Nelson and her team take a multipronged strategy to getting in front of consumers, including big plays that expose tens of millions of people to the brand, such as the star-studded Super Bowl ad that aired this year, as well as more targeted pushes to help keep the brand top-of-mind for different segments of the population.

One of those targeted approaches was responding to customers who enjoy shaking their iced beverages.

“It’s something we started seeing on social media first, which are always the more fun consumer insights to dive into,” Nelson said. “Our brand is proudly made to be shared on social media. People are always customizing their drinks. They love to show what they’re ordering.” 

And a lot of them shake their iced drinks, Dunkin’s team observed, maybe when they’re angry, or excited, or just when they want people to know that they’re coming. 

So Dunkin’s marketing team created a rhythmic 30-second video called “Do Your Thing” that showed regular people shaking their iced beverages to percussive music.

That was followed by a video that lifestyle celebrity Martha Stewart posted on Instagram explaining the etiquette for shaking iced drinks (essentially, shake as loudly as you want at lively social gatherings, but be more discreet in intimate settings). 

“Martha is sort of the queen of etiquette, so we thought it would be fun to put the natural consumer insight front and center,” Nelson said.

“We spend a lot of time trying to just understand people and how they want to interact with a brand like Dunkin’, whether it’s via menu, value, loyalty, creative — across the board we really try to understand what’s going to get them to come to Dunkin’ more often, or come to us for the first time.”

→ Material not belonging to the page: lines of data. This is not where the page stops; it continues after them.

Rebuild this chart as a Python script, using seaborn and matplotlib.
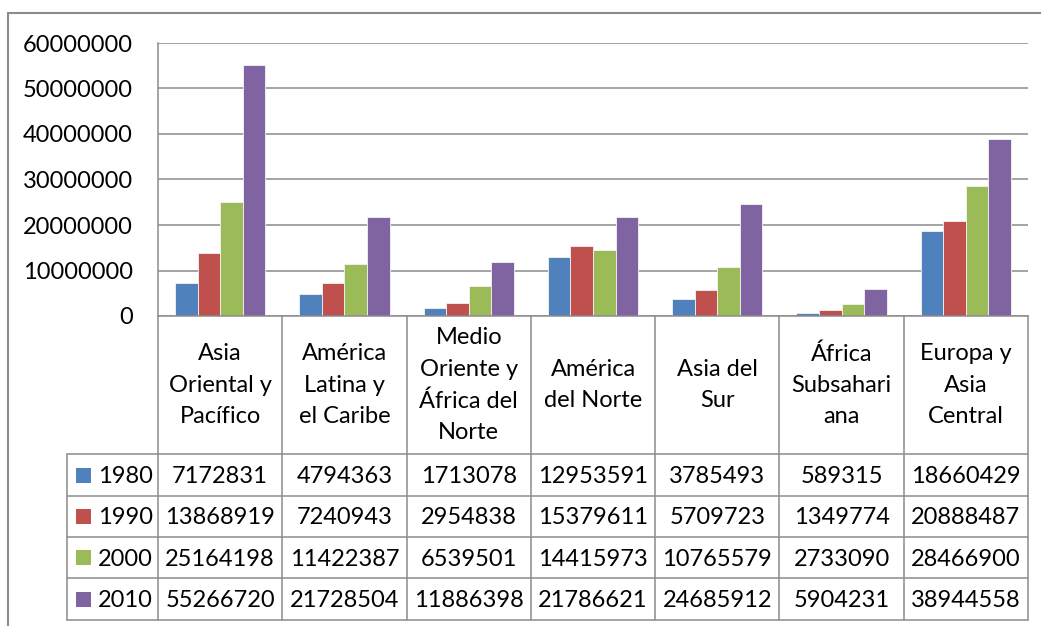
import numpy as np
import pandas as pd
import matplotlib
matplotlib.use("Agg")
import matplotlib.pyplot as plt
import matplotlib.transforms as mtransforms
from matplotlib.lines import Line2D
from matplotlib.patches import Rectangle
import seaborn as sns

# ---- data -------------------------------------------------------------
regions = [
    "Asia\nOriental y\nPacífico",
    "América\nLatina y\nel Caribe",
    "Medio\nOriente y\nÁfrica del\nNorte",
    "América\ndel Norte",
    "Asia del\nSur",
    "África\nSubsahari\nana",
    "Europa y\nAsia\nCentral",
]
years = ["1980", "1990", "2000", "2010"]
v1980 = [7172831, 4794363, 1713078, 12953591, 3785493, 589315, 18660429]
v1990 = [13868919, 7240943, 2954838, 15379611, 5709723, 1349774, 20888487]
v2000 = [25164198, 11422387, 6539501, 14415973, 10765579, 2733090, 28466900]
v2010 = [55266720, 21728504, 11886398, 21786621, 24685912, 5904231, 38944558]
yticks = [0, 10000000, 20000000, 30000000, 40000000, 50000000, 60000000]
colors = ["#4F81BD", "#C0504D", "#9BBB59", "#8064A2"]

series = [v1980, v1990, v2000, v2010]
df = pd.DataFrame({
    "region": [r for _ in years for r in regions],
    "year": [y for y in years for _ in regions],
    "value": [v for s in series for v in s],
})

# ---- figure setup -----------------------------------------------------
sns.set_theme(style="white")
plt.rcParams["font.family"] = ["Lato", "DejaVu Sans"]

W, H = 1041, 626
FS = 17
GREY = "#8c8c8c"
fig = plt.figure(figsize=(W / 100, H / 100), dpi=100)
fig.patch.set_facecolor("white")

# pixel coordinates measured from the top-left corner
T = mtransforms.Affine2D().scale(1, -1).translate(0, H) + mtransforms.IdentityTransform()


def frac(x0, y0, x1, y1):
    return [x0 / W, 1 - y1 / H, (x1 - x0) / W, (y1 - y0) / H]


ax = fig.add_axes(frac(158, 43, 1028, 316))

sns.barplot(
    data=df, x="region", y="value", hue="year",
    order=regions, hue_order=years, palette=colors,
    saturation=1, width=4 / 5.5, gap=0, errorbar=None,
    edgecolor="#f4f4f4", linewidth=0.6, legend=False, ax=ax,
)

ax.set_xlim(-0.5, len(regions) - 0.5)
ax.set_ylim(yticks[0], yticks[-1])
ax.set_yticks(yticks)
ax.set_yticklabels([str(t) for t in yticks])
ax.set_xticks(range(len(regions)))
ax.set_xticklabels([""] * len(regions))
ax.set_xlabel("")
ax.set_ylabel("")
ax.tick_params(axis="y", length=0, pad=18, labelsize=FS, labelcolor="black")
ax.tick_params(axis="x", length=0)
ax.yaxis.grid(True, color=GREY, linewidth=1.1)
ax.set_axisbelow(True)
for side in ("top", "right"):
    ax.spines[side].set_visible(False)
for side in ("left", "bottom"):
    ax.spines[side].set_color(GREY)
    ax.spines[side].set_linewidth(1.1)

# ---- data table under the axis ----------------------------------------
colx = mtransforms.blended_transform_factory(ax.transData, T)
row_edges = [454, 496, 537, 578, 620]
label_mid = (316 + row_edges[0]) / 2

for i, lab in enumerate(regions):
    ax.text(i, label_mid, lab, transform=colx, ha="center", va="center",
            fontsize=FS, linespacing=1.6, color="black", clip_on=False)

for i in range(len(regions) + 1):
    fig.add_artist(Line2D([i - 0.5, i - 0.5], [316, row_edges[-1]],
                          transform=colx, color=GREY, lw=1.1))
for y in row_edges:
    fig.add_artist(Line2D([67, 1028], [y, y], transform=T, color=GREY, lw=1.1))
fig.add_artist(Line2D([67, 67], [row_edges[0], row_edges[-1]], transform=T,
                      color=GREY, lw=1.1))

for r, (yr, vals, c) in enumerate(zip(years, series, colors)):
    yc = (row_edges[r] + row_edges[r + 1]) / 2
    base = yc + 8
    fig.add_artist(Rectangle((76, yc - 7.5), 15, 15, transform=T,
                             facecolor=c, edgecolor="none"))
    fig.text(98, base, yr, transform=T, ha="left", va="baseline",
             fontsize=FS, color="black")
    for i, v in enumerate(vals):
        fig.text(i, base, str(v), transform=colx, ha="center", va="baseline",
                 fontsize=FS, color="black")

# chart frame
fig.add_artist(Line2D([8, 8], [13, H], transform=T, color=GREY, lw=1.5))
fig.add_artist(Line2D([8, W], [13, 13], transform=T, color=GREY, lw=1.5))

fig.savefig("out.png", dpi=100, facecolor="white")
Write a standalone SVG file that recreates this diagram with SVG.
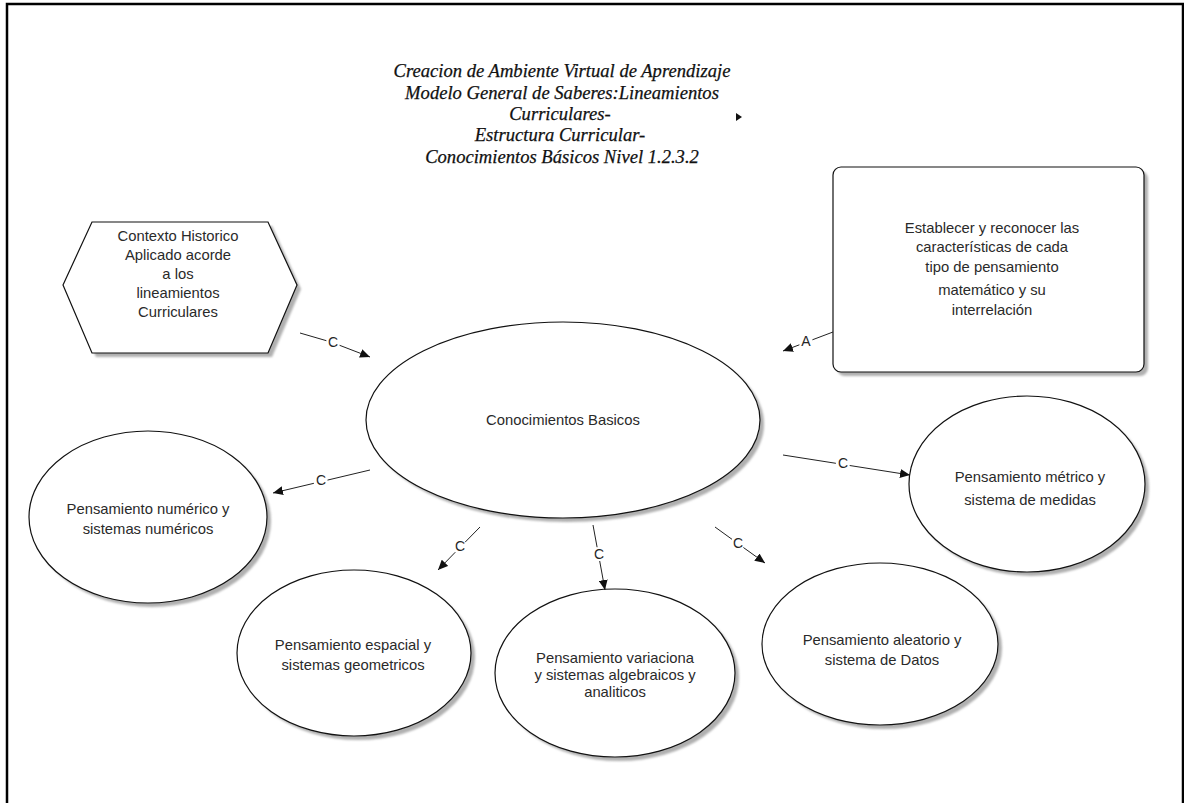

Nelson said the brand is lucky in that it has a huge fan base, some of whom are celebrities, “and wherever we can tap into that love and put it front-and-center, that’s the feeling we’re trying to evoke.”

She said that was the intention of this year’s Super Bowl ad, which showed Ben Affleck with Matt Damon and Tom Brady in a parody hiphop group called The DunKings failing to impress his wife Jennifer Lopez, while subtly displaying limited-time offers including skewered Munchkins doughnut holes and a promotional iced coffee flavor.

“We’re pink and orange, we’re a little rough around the edges sometimes, and we wanted to embrace that … through a variety of different, maybe non-traditional tactics,” Nelson said. 

She said the Super Bowl ad was intended to show just how much fun and joyful Dunkin’ is. 

“Dunkin’ is right there with Ben Affleck, Matt Damon, J. Lo, and Tom Brady as they’re having fun and enjoying themselves, and that’s what Dunkin’ is all about … you never want to force Dunkin’ into a relationship that doesn’t feel genuine and authentic.”

But Nelson also works with the digital analytics team at parent company Inspire Brands to understand better ways to reach Dunkin’s existing fan base and app users.

“We have the ability to read the impact [of different marketing approaches] and be a lot more surgical with who we’re targeting with what,” she said.

Given that a heavy Dunkin’ user might visit more than once a day, for example for a morning coffee followed by an afternoon snack, the chain of more than 13,000 locations worldwide has rich data.

“It’s probably a data scientist’s dream to see how people react,” she said. “If you are someone who comes every single day and only gets a coffee, how do I get you to attach a food item? … That has been one of the bigger shifts, too, from our marketing. We’re becoming a bit more personalized and really trying to change behaviors, as opposed to just using [the app] to discount. It’s really become more of a personalized experience, which I think is what consumers expect more than ever.”